Die Crusaders sind ein Markenzeichen, der Klubname Millionen wert. Doch nach der Bluttat vor acht Tagen in Christchurch sind sich Neuseelands Sportminister, die Spieler und die Vereinsführung einig, daß man nicht einfach wieder zur Tagesordnung übergehen kann.
"Wir müssen unser Image und auch unseren Namen überdenken", sagt Colin Mansbridge, der Geschäftsführer der Crusaders, "aber alles zu seiner Zeit."
"Wir haben, das, was passiert ist, noch nicht verarbeitet - wir alle sind immer noch in Schock. Es ist schwer derzeit vernünftig, emotionslos und mit klarem Kopf über unseren Vereinsnamen zu diskutieren. Aber wir haben die Bedenken gehört und wir werden und wollen uns damit auseinandersetzen."

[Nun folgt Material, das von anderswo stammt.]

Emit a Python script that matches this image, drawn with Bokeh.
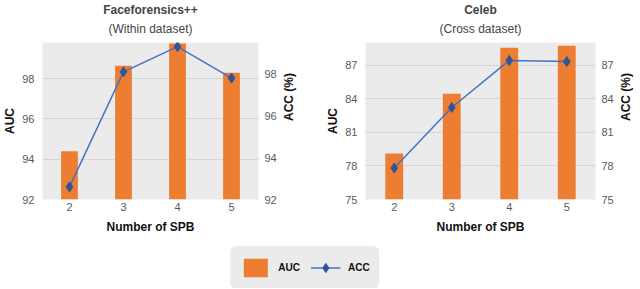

Sieben von zehn Neuseeländer gegen eine Namensänderung
Rugby ist nicht nur ein Sport in Neuseeland, Rugby ist Religion, Teil der Kultur. Nach Umfragen sind sieben von zehn Neuseeländern gegen eine Namensänderung. Die Canterbury Crusaders sind das international erfolgreichste Klubteam des Landes, aber egal welche Entscheidung der Verein treffen wird: Klub-Mitglied Maggie Berry ist sicher, dass ganz Christchurch weiter hinter ihrer Mannschaft stehen wird.
"Vielleicht wird es in Zukunft keine Show vor dem Spiel mit Pferden, Rittern und gezückten Schwertern mehr geben. Der Verein will sich mit der muslimischen Gemeinde und den Fans in Christchurch austauschen - ich begrüße das. Aber das alles war kein Thema vor dem Attentat. Ich denke nicht, dass wir uns darüber am Donnerstag vor einer Woche überhaupt unterhalten hätten."